# Written task
Return nothing but the lines from the one with "Give me the matplotlib source for this chart." through the one with "ax = fig.add_axes([82/513, 1-273/338, 315/513, 228/338])" in the data below, word for word and without pictures.

# Data for this task
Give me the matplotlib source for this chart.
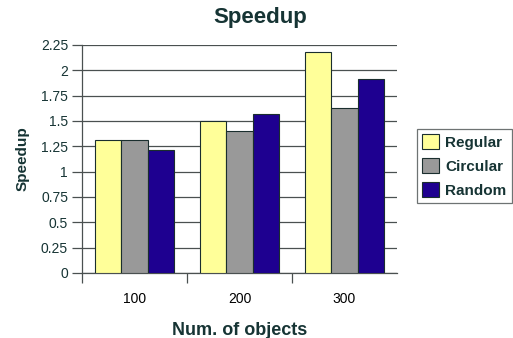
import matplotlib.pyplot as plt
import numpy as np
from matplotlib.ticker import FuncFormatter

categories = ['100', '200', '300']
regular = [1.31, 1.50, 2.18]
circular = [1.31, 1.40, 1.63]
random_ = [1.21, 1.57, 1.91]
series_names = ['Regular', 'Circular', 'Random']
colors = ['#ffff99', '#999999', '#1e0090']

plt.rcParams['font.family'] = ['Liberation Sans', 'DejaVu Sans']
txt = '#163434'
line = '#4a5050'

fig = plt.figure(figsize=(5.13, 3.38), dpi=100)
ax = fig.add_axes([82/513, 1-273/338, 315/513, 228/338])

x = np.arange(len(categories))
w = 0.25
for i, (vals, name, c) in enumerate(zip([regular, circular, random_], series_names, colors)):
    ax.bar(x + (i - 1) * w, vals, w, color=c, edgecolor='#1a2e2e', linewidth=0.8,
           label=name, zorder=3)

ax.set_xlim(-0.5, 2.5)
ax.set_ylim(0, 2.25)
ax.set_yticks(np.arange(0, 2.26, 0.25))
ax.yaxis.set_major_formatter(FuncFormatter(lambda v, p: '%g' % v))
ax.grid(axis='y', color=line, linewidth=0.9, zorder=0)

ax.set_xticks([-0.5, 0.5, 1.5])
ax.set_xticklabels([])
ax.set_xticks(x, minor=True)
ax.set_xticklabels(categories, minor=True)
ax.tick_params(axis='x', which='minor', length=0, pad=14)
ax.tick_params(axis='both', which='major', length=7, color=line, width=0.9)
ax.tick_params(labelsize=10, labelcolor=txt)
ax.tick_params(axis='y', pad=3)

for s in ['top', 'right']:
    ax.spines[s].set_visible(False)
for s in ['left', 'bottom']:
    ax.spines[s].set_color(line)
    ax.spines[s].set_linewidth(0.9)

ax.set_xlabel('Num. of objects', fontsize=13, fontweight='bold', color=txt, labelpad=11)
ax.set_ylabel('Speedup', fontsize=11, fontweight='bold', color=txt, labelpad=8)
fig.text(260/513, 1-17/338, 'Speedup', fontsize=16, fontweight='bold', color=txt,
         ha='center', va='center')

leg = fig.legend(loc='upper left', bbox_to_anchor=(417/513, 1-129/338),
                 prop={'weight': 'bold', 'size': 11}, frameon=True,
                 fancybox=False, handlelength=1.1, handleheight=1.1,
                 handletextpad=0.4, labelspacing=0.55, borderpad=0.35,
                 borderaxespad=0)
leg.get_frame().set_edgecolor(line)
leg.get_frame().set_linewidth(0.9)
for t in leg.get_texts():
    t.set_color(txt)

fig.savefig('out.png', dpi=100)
==
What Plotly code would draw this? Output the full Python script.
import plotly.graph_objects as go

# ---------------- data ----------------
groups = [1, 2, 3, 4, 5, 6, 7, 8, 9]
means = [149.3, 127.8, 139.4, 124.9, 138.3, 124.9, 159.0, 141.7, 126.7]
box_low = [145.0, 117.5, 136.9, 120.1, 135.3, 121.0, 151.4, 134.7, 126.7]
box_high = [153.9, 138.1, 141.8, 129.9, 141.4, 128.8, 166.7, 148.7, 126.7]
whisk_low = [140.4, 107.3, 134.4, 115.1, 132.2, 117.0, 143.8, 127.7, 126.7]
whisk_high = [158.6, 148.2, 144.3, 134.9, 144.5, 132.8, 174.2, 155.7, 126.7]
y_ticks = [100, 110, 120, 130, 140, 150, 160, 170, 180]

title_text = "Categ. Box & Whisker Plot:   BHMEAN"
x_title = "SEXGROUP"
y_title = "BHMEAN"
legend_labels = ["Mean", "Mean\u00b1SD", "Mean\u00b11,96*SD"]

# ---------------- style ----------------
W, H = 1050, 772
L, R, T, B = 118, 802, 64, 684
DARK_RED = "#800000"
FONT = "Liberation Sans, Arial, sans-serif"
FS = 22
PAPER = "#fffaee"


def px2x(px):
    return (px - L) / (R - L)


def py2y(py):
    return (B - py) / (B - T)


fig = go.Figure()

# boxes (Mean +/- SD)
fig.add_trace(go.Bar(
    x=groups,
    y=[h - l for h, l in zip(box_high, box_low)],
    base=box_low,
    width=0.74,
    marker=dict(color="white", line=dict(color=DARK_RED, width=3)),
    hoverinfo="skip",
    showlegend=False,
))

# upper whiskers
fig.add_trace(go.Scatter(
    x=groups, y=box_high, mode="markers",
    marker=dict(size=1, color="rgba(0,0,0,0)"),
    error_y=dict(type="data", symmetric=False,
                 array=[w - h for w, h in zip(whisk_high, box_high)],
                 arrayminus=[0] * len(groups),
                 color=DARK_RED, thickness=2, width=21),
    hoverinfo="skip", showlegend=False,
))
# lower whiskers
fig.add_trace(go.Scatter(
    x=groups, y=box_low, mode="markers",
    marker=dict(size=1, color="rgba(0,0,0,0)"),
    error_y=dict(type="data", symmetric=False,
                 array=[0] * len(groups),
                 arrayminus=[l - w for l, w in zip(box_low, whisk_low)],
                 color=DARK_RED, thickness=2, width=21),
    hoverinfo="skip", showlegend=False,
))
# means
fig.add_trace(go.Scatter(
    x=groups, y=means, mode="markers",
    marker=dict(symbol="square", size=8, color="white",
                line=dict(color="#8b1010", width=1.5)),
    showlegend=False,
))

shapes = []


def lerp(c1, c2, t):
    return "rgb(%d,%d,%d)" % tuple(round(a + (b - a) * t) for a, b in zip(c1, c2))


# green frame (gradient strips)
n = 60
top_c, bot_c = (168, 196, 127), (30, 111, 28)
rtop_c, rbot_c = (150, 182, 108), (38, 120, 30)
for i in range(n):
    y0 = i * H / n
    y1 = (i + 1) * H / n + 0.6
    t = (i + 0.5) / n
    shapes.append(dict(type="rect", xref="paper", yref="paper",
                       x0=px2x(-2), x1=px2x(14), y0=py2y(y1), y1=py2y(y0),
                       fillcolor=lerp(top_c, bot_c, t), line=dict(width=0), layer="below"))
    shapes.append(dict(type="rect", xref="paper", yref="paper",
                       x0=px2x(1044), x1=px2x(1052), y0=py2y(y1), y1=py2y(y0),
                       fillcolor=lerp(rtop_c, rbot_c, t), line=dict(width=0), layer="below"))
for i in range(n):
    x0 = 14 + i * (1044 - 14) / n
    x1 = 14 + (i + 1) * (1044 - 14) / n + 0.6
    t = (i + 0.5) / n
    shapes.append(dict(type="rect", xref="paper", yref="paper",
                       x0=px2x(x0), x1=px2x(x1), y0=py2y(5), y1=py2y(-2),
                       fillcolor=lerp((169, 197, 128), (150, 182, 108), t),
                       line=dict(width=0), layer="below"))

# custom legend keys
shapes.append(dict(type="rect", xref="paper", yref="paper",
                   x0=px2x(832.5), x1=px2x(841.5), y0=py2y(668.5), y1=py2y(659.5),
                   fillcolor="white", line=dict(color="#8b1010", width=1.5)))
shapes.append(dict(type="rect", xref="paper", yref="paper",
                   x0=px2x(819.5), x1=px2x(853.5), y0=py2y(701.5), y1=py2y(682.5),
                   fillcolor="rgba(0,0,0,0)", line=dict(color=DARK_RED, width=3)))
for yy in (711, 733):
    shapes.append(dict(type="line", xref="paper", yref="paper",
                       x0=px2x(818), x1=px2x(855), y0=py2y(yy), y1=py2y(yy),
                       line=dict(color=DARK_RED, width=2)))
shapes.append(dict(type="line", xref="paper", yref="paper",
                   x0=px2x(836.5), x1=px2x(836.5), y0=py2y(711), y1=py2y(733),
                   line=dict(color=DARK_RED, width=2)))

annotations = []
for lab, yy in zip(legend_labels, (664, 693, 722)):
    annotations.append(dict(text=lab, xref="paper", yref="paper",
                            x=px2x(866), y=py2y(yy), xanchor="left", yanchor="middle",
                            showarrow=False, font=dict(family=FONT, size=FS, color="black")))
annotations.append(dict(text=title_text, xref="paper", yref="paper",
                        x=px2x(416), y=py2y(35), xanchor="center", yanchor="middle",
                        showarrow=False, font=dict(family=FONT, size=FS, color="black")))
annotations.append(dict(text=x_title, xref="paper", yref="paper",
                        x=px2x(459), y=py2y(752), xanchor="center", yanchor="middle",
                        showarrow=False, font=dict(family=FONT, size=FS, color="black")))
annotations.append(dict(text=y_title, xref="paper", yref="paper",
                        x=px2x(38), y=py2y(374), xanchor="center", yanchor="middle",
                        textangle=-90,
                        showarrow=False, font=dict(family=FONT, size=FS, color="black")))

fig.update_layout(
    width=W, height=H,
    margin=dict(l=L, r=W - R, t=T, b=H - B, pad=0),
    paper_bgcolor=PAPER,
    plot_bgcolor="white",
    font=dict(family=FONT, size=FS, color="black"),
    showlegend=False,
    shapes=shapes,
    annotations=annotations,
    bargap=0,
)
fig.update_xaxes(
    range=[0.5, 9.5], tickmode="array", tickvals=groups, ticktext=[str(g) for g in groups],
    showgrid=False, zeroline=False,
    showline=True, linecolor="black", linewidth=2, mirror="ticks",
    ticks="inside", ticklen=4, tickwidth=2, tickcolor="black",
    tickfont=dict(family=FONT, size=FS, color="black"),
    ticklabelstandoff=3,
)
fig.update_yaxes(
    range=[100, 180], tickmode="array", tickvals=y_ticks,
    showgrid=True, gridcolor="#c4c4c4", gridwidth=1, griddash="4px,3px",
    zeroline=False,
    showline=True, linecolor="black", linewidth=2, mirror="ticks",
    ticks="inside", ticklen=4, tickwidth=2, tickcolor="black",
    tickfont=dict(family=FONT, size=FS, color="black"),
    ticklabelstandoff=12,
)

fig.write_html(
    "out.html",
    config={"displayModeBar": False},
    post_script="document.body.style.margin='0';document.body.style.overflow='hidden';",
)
--
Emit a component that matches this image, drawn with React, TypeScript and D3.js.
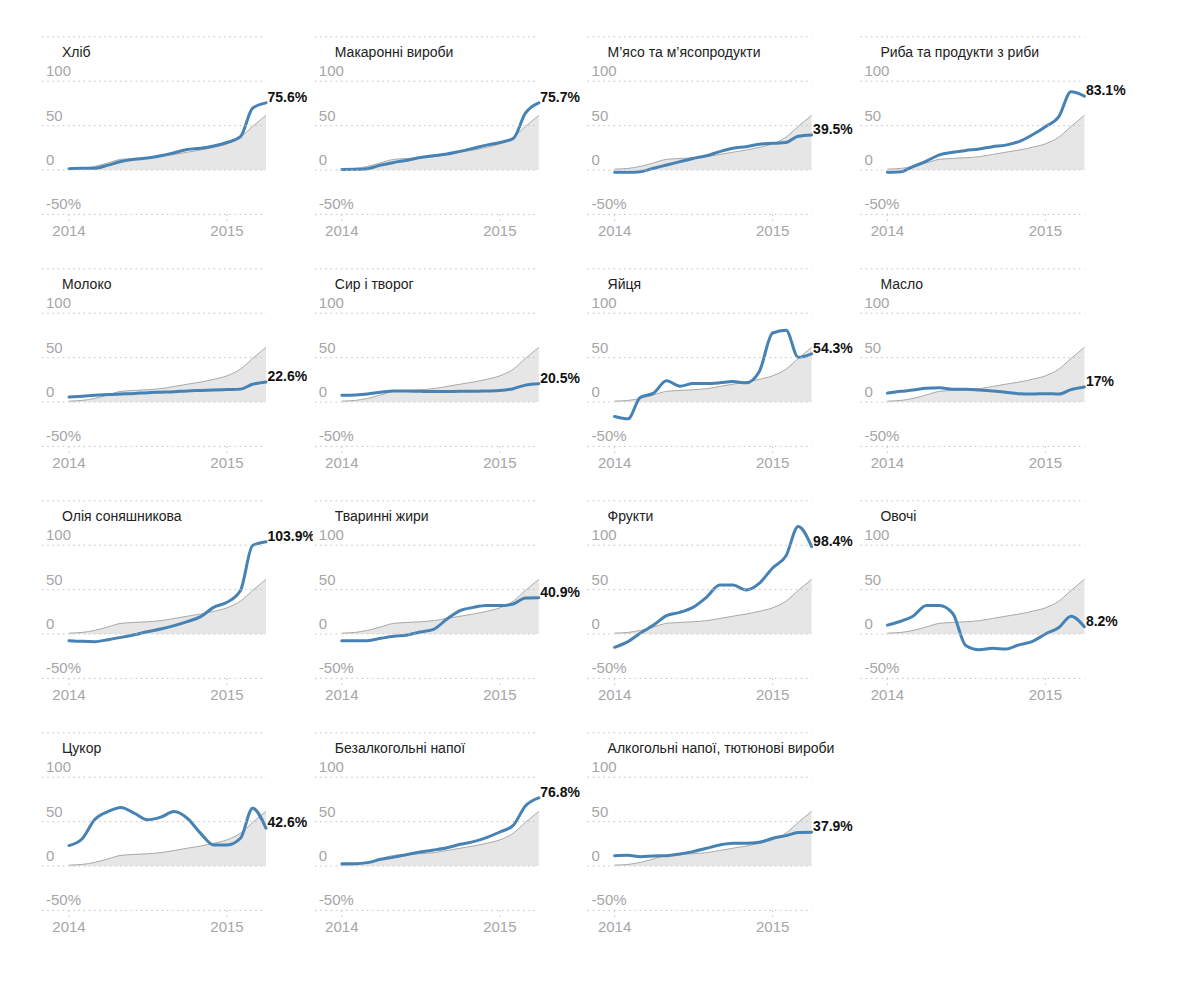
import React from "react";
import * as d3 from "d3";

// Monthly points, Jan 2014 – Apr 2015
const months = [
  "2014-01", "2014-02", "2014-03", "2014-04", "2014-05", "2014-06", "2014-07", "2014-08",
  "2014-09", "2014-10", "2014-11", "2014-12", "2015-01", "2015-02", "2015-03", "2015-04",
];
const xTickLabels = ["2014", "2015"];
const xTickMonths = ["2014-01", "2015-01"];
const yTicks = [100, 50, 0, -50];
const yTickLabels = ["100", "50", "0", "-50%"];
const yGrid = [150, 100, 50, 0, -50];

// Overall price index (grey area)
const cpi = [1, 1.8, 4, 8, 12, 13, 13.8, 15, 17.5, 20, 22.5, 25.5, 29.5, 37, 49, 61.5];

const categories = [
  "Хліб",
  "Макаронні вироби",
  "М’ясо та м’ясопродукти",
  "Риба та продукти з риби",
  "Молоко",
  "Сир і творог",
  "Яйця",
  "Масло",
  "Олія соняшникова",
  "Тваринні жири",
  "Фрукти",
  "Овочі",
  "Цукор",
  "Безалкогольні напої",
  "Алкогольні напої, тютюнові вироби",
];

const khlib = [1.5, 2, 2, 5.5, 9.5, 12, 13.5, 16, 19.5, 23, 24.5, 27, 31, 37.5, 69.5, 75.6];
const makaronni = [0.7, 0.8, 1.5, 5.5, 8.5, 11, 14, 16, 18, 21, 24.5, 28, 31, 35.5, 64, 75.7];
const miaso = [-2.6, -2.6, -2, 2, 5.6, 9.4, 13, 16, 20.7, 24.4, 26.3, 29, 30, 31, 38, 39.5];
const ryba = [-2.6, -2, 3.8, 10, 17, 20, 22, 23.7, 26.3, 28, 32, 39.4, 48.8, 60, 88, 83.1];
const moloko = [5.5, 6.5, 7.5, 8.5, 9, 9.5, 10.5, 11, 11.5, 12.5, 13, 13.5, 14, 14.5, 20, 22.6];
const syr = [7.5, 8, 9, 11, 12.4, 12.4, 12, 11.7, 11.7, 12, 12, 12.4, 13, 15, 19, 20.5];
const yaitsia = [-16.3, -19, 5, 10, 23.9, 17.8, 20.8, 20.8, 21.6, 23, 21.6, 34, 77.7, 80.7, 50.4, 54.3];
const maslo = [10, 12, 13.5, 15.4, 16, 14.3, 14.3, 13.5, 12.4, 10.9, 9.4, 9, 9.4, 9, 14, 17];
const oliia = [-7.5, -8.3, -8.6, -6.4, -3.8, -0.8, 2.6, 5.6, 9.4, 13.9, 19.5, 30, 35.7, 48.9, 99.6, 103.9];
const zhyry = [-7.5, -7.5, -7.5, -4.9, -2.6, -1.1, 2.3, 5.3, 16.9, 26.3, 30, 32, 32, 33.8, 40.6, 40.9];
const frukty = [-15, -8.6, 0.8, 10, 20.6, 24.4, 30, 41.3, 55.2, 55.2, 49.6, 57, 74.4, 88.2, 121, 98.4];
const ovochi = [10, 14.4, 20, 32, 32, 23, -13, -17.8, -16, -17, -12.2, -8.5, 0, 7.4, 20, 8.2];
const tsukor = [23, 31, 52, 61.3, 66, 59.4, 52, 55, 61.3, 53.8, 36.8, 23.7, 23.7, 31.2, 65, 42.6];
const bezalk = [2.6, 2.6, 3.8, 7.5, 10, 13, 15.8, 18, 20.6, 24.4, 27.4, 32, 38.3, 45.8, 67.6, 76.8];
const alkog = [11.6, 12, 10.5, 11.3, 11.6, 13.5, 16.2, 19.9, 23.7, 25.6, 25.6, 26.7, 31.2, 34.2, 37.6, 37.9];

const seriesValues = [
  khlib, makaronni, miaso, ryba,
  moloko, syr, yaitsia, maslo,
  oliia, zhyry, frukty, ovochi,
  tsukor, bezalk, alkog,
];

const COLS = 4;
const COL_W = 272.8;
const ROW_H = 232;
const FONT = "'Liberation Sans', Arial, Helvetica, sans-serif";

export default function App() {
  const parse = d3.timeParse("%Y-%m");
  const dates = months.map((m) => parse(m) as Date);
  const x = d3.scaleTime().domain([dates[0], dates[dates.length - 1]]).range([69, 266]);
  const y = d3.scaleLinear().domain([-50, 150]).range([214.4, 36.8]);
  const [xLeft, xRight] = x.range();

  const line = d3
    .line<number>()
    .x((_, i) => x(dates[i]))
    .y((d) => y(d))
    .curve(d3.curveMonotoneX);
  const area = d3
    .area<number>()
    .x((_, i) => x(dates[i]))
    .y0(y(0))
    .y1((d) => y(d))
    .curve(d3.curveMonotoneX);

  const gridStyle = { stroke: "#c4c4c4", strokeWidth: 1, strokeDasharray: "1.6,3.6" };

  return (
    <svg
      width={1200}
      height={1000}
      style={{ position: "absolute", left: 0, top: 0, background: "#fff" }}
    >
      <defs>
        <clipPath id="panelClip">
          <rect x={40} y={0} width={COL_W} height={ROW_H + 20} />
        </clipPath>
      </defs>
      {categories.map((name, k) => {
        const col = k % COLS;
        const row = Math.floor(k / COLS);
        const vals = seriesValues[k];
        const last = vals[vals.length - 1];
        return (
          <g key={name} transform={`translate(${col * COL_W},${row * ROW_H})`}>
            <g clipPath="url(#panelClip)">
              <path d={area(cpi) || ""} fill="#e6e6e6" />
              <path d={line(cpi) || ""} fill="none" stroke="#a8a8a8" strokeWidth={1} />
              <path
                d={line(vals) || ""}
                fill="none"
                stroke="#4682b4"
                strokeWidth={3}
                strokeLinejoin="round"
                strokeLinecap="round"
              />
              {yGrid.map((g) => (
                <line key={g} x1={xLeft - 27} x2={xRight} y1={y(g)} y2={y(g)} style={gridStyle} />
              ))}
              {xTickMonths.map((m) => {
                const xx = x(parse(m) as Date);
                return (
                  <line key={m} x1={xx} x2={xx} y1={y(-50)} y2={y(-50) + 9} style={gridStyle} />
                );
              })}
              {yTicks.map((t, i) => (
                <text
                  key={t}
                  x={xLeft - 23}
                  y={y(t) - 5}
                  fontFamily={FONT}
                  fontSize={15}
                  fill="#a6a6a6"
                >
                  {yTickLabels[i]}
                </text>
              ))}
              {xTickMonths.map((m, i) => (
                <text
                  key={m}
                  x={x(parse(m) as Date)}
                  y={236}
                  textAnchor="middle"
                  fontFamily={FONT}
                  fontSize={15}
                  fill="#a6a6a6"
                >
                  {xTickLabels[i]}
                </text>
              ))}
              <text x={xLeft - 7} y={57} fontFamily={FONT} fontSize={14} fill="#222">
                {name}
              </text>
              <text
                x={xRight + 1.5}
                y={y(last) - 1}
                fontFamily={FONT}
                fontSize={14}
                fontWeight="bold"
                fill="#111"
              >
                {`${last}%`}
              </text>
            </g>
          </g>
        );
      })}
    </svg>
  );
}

# Output for this exercise
Give me the matplotlib source for this chart.
import matplotlib.pyplot as plt
import numpy as np
from matplotlib.ticker import FuncFormatter

categories = ['100', '200', '300']
regular = [1.31, 1.50, 2.18]
circular = [1.31, 1.40, 1.63]
random_ = [1.21, 1.57, 1.91]
series_names = ['Regular', 'Circular', 'Random']
colors = ['#ffff99', '#999999', '#1e0090']

plt.rcParams['font.family'] = ['Liberation Sans', 'DejaVu Sans']
txt = '#163434'
line = '#4a5050'

fig = plt.figure(figsize=(5.13, 3.38), dpi=100)
ax = fig.add_axes([82/513, 1-273/338, 315/513, 228/338])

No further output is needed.